Der Züriberg-Rentner vis-à-vis zückt sein Portemonnaie. Fischt eine Zwanzigernote hinaus, faltet sie, steckt sie in seine Manteltasche. Dreht sich um und hält nach dem jungen Mann Ausschau. Diese Geste rührt mich enorm. Ich bin dankbar, dass er diesen Schritt wagte und die Intention hat, seine Suche zu beenden.

«Hey häsch mer zwänzg Franke? Isch für en Schlafplatz. Nöd für Alkohol oder Droge. Würkli».

Wir hören ihn von ganz vorne im Tram. Stille. Ein Rascheln. Eine Frauenstimme.
«Da».
Ein unglaublich glückliches Lachen ertönt durch das ganze Tram. Gefolgt von Kussgeräuschen. Der Züriberg-Rentner und ich lächeln uns an.

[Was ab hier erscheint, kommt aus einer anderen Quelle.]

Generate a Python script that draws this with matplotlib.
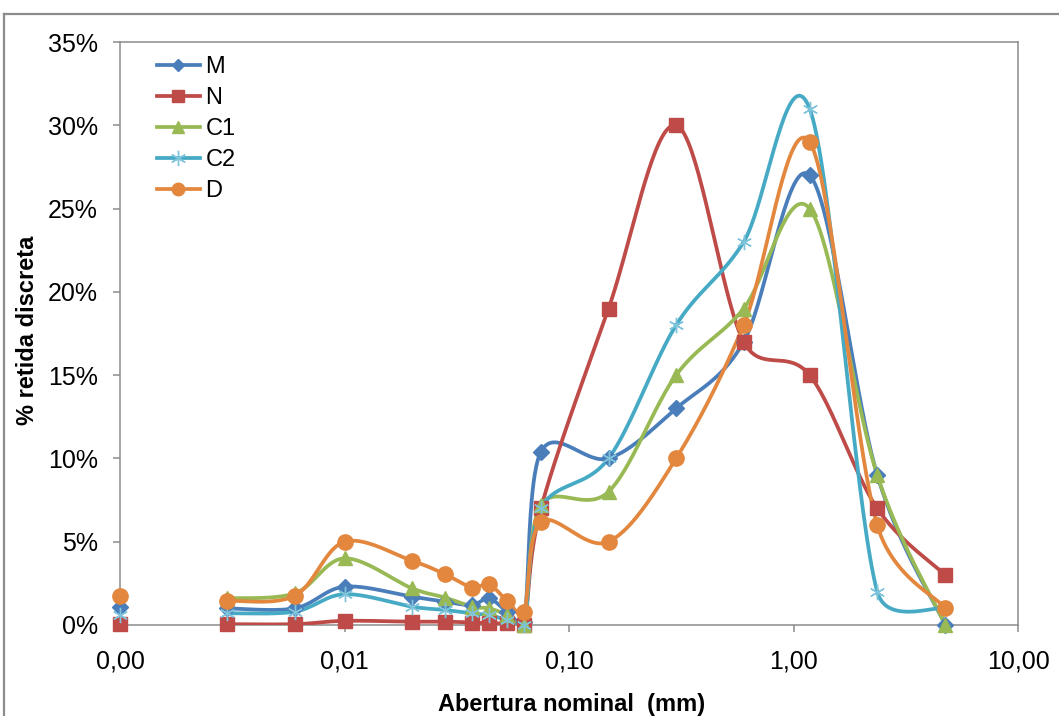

Der Sitzplatz neben mir wird frei, der obdachlose Mann kommt zu uns und fragt höflich, ob der Platz noch frei sei. Ich bejahe und er setzt sich neben mich. Der Züriberg-Rentner schaut ihn an und hält ihm die zwanzig Franken aus seiner Manteltasche hin.
«Danke vielmal. Aber ich han grad vorher vonnere Frau mis Geld übercho. Das langed zum eimal übernachte. Packs ruhig wieder ii. Ich mues ja morn au namal öppis ztue ha».
Überrascht zieht der Züriberg-Rentner seine Hand zurück und nickt. Wir schauen uns an. Er wollte tatsächlich nur Geld für einen warmen Schlafplatz.

Ich schäme mich für meine Vorurteile.
Das nächste Mal mache ich es anders.